WA biobank aims to cure hearing loss

An Australian first biobank to support research into gene therapies that could permanently cure certain types of hearing loss will be based in WA.


The Aussie Ear Bank is expected to be operational by the end of 2025 at the QEII Medical Centre in Nedlands.

The biobank, run by Ear Science Institute Australia, will store tissue related to genetic-associated hearing loss with the goal of advancing personalised care and new treatments.

The overall goal is to develop gene therapies to cure genetic hearing loss.

Ear Science founder and WA surgeon Professor Marcus Atlas said traditional causes of hearing loss, noise and age, were not the complete picture.

“The emerging research around the world and particularly at Ear Science is that genetics is the big new factor in middle age and older people’s hearing loss,” he said.

“This is not what we thought before and it is a game-changing finding because it (hearing loss) is potentially treatable.”

Professor Marcus Atlas said gene therapy could be game-changing for hearing loss.

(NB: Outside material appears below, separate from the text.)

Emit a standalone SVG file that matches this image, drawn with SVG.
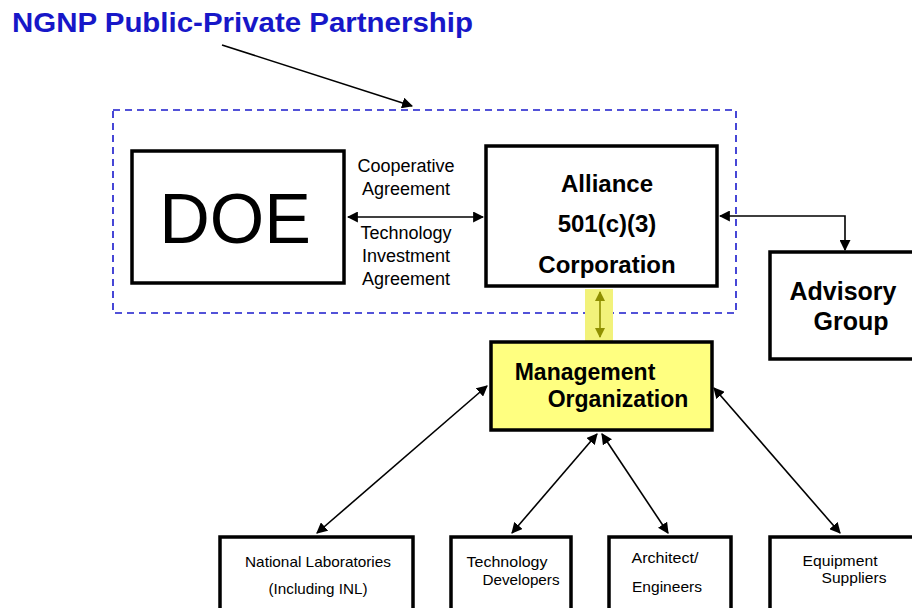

The biobank announcement follows the first-of-its-kind cure of a profoundly deaf 11-year-old boy in Philadelphia early last year who was born with a defective otoferlin gene.

He received a small dose of gene therapy containing a normal otoferlin gene directly into one ear. Four months later, he was able to hear his father’s voice and scissors clipping his hair.

The biobank will also include a digital registry of genetic samples, audiometric hearing assessment data, electrophysiological, and genetic analyses.

Ear Science and collaborators will work to address the many causes of genetic-associated hearing loss and hold clinical trials in WA, nationally and internationally.

Head of implant innovation Dr Christo Bester said pioneering gene therapy offered hope for restoring hearing in patients with genetic hearing loss.

“It is exciting that we have a way to cure a significant subset of hearing loss, particularly in kids,” he said.

“With 155 genes linked to hearing loss and new discoveries every day, navigating this complex genetic landscape presents a monumental challenge.

“Our breakthrough therapeutics are only possible through a unique collaboration within our biobank, which connects clinicians and community members with cutting-edge diagnostic tools and genetic analysis to pinpoint viable treatments.”

Dr Bester said hearing loss caused by other factors such as physical damage would still require assisted hearing devices.

The biobank will also provide genetic counselling to those that undergo gene therapy or provide genetic samples.

Hearing loss is a major contributor to global disability and currently affects more than 1.5 billion people, with the number projected to rise to 2.5 billion people globally by 2050, according to Ear Science.

About 13% of adults aged 60 years have disabling hearing loss rising to about 60% for those aged 90 years.

Permanent hearing loss is estimated to affect up to two in every 1,000 babies born. It increases during childhood to three per 1,000 children between the ages of nine to 16 years old.